Instructions for the task: Start at the first line of the material below and retype each line through the one containing "22.37, 24.76, 28.47]", exactly.

○ ○ ○

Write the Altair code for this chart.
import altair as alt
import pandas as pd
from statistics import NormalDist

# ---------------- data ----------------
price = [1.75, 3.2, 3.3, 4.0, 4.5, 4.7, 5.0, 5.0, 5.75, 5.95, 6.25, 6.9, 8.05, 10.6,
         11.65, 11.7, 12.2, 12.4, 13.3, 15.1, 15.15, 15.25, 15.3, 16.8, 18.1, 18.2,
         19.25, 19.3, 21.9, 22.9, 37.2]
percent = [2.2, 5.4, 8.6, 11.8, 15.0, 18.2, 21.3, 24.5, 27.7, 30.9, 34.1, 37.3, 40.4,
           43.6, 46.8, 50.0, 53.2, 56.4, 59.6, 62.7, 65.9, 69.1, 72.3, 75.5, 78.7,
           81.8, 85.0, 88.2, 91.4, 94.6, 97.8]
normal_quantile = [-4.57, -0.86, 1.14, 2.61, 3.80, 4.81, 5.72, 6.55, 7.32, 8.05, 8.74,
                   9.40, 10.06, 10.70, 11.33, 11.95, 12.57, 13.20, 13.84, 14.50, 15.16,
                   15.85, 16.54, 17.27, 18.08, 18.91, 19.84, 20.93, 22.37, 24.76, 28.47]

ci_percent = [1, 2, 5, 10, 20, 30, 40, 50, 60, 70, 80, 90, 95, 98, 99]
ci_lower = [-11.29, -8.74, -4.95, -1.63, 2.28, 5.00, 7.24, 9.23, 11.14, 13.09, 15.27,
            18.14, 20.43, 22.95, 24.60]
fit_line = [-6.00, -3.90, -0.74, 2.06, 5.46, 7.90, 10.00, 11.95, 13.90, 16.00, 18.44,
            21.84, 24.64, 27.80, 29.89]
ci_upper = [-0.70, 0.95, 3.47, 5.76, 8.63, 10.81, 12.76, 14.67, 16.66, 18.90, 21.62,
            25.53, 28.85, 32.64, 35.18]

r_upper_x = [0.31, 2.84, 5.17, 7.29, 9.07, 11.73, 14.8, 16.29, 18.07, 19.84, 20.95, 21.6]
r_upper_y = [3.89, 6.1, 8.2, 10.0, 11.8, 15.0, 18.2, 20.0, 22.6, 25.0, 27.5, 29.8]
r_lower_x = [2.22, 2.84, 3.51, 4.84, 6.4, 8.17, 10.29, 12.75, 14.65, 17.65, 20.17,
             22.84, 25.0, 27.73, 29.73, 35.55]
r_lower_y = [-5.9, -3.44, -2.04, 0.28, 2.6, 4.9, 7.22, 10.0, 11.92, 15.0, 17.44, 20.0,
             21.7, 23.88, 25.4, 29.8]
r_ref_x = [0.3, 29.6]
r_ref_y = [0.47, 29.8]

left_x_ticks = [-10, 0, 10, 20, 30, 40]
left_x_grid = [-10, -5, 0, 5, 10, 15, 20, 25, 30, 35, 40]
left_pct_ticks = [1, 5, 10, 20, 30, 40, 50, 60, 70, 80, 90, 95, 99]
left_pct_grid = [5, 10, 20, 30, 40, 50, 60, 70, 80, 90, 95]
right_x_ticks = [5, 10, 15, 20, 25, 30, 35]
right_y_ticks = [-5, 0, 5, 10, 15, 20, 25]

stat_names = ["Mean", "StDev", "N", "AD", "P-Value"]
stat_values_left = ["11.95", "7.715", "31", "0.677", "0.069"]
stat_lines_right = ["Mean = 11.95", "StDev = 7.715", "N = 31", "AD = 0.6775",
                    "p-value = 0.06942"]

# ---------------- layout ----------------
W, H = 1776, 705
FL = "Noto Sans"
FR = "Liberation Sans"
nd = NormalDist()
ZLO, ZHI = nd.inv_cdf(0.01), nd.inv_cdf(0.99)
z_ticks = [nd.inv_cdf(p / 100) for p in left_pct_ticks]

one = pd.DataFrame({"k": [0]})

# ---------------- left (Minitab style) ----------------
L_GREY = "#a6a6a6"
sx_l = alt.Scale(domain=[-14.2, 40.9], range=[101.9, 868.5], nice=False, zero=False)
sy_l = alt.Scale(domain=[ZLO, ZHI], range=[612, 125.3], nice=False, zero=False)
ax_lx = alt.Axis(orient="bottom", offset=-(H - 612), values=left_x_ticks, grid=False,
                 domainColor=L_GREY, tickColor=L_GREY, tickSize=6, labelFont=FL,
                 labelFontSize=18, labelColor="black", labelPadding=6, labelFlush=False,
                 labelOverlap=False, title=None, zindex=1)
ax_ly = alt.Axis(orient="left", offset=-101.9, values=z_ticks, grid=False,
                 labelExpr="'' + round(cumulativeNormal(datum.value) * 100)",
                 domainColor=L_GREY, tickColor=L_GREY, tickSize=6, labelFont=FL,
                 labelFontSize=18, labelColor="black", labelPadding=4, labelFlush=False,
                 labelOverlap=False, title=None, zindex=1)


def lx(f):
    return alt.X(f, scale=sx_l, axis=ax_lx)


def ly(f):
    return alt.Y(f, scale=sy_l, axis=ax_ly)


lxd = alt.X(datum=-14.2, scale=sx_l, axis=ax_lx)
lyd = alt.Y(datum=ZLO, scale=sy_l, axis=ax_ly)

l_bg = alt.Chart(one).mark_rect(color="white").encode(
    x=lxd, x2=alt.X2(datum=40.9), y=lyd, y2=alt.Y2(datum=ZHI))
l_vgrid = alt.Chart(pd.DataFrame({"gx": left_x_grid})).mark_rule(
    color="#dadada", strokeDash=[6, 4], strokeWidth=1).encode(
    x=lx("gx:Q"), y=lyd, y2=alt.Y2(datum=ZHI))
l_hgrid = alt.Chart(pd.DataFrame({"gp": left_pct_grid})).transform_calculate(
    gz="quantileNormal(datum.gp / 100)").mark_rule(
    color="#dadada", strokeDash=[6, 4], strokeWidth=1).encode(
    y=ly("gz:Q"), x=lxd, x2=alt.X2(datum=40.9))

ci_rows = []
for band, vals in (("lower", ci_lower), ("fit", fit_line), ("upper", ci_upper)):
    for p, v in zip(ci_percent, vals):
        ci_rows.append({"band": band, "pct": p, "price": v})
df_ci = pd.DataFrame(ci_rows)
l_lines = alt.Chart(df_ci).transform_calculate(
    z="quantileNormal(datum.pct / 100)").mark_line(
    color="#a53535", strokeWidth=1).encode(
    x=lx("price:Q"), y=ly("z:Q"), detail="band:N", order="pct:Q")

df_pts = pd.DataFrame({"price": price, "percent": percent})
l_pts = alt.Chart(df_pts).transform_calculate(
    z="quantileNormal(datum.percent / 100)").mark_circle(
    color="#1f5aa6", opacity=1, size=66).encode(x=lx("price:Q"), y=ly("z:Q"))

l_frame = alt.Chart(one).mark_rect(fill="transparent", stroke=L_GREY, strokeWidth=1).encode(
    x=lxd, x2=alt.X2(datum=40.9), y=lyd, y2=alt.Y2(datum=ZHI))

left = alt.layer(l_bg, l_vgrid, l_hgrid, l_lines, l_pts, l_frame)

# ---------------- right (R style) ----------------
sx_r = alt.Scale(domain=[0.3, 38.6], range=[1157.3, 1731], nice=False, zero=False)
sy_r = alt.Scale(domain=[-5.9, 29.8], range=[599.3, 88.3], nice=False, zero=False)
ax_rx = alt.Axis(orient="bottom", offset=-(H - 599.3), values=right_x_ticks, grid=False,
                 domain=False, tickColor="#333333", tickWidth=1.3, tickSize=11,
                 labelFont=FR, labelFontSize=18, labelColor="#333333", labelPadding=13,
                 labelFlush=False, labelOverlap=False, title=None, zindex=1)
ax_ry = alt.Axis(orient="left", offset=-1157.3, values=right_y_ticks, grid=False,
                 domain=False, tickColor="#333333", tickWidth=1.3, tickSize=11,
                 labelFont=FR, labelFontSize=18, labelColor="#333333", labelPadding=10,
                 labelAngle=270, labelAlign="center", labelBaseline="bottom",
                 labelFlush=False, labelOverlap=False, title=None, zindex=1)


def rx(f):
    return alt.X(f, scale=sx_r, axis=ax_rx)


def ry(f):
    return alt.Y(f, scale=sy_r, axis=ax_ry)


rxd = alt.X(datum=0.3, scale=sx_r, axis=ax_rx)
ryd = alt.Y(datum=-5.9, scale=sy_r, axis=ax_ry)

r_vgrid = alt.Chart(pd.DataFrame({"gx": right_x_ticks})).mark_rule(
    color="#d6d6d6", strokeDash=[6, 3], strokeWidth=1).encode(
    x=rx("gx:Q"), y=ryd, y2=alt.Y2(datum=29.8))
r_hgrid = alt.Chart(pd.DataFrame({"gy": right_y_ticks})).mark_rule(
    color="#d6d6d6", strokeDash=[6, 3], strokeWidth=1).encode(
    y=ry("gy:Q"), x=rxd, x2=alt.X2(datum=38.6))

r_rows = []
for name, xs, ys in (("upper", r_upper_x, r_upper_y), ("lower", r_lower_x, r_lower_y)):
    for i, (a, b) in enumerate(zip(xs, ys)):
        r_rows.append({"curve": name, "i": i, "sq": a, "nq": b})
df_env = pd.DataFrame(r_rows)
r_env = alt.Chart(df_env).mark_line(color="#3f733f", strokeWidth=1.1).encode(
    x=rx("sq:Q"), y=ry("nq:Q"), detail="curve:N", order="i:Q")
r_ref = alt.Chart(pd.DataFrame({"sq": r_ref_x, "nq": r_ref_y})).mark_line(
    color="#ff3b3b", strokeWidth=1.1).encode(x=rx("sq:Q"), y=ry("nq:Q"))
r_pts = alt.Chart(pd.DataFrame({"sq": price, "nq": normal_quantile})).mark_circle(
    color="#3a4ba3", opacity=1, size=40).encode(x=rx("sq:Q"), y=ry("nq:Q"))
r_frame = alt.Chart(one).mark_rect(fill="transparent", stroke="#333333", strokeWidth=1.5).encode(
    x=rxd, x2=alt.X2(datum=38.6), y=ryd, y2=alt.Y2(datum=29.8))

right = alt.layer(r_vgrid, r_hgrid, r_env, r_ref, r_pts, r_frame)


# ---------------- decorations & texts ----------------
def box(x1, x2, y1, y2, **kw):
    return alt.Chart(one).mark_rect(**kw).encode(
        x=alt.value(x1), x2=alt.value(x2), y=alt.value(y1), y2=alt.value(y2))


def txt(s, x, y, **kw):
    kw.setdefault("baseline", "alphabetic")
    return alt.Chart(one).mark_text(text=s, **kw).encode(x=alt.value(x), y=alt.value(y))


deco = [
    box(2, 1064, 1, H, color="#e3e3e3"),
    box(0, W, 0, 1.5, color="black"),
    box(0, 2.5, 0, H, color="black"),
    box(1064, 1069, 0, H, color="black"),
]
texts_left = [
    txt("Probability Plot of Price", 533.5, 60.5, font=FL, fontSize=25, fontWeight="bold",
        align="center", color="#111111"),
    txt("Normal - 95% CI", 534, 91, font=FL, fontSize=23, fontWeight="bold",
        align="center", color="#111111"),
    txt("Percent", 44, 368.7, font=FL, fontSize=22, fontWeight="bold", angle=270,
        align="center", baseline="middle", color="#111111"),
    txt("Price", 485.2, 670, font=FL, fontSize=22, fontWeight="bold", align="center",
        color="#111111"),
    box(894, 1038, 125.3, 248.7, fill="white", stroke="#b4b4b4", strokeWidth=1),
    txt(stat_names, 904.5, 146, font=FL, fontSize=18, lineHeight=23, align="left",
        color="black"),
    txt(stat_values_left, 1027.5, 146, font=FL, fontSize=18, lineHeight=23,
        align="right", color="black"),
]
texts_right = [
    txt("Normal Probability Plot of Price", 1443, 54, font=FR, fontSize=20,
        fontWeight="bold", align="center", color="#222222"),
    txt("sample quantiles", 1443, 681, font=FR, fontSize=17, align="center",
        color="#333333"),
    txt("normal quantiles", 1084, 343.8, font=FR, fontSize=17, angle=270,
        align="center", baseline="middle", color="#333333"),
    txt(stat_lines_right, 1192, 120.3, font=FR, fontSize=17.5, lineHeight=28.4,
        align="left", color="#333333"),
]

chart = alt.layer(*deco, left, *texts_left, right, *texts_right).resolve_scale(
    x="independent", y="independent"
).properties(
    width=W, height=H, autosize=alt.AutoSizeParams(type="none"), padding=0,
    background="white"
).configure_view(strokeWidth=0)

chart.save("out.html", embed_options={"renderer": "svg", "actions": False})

○ ○ ○

Solution below:
Write the Altair code for this chart.
import altair as alt
import pandas as pd
from statistics import NormalDist

# ---------------- data ----------------
price = [1.75, 3.2, 3.3, 4.0, 4.5, 4.7, 5.0, 5.0, 5.75, 5.95, 6.25, 6.9, 8.05, 10.6,
         11.65, 11.7, 12.2, 12.4, 13.3, 15.1, 15.15, 15.25, 15.3, 16.8, 18.1, 18.2,
         19.25, 19.3, 21.9, 22.9, 37.2]
percent = [2.2, 5.4, 8.6, 11.8, 15.0, 18.2, 21.3, 24.5, 27.7, 30.9, 34.1, 37.3, 40.4,
           43.6, 46.8, 50.0, 53.2, 56.4, 59.6, 62.7, 65.9, 69.1, 72.3, 75.5, 78.7,
           81.8, 85.0, 88.2, 91.4, 94.6, 97.8]
normal_quantile = [-4.57, -0.86, 1.14, 2.61, 3.80, 4.81, 5.72, 6.55, 7.32, 8.05, 8.74,
                   9.40, 10.06, 10.70, 11.33, 11.95, 12.57, 13.20, 13.84, 14.50, 15.16,
                   15.85, 16.54, 17.27, 18.08, 18.91, 19.84, 20.93, 22.37, 24.76, 28.47]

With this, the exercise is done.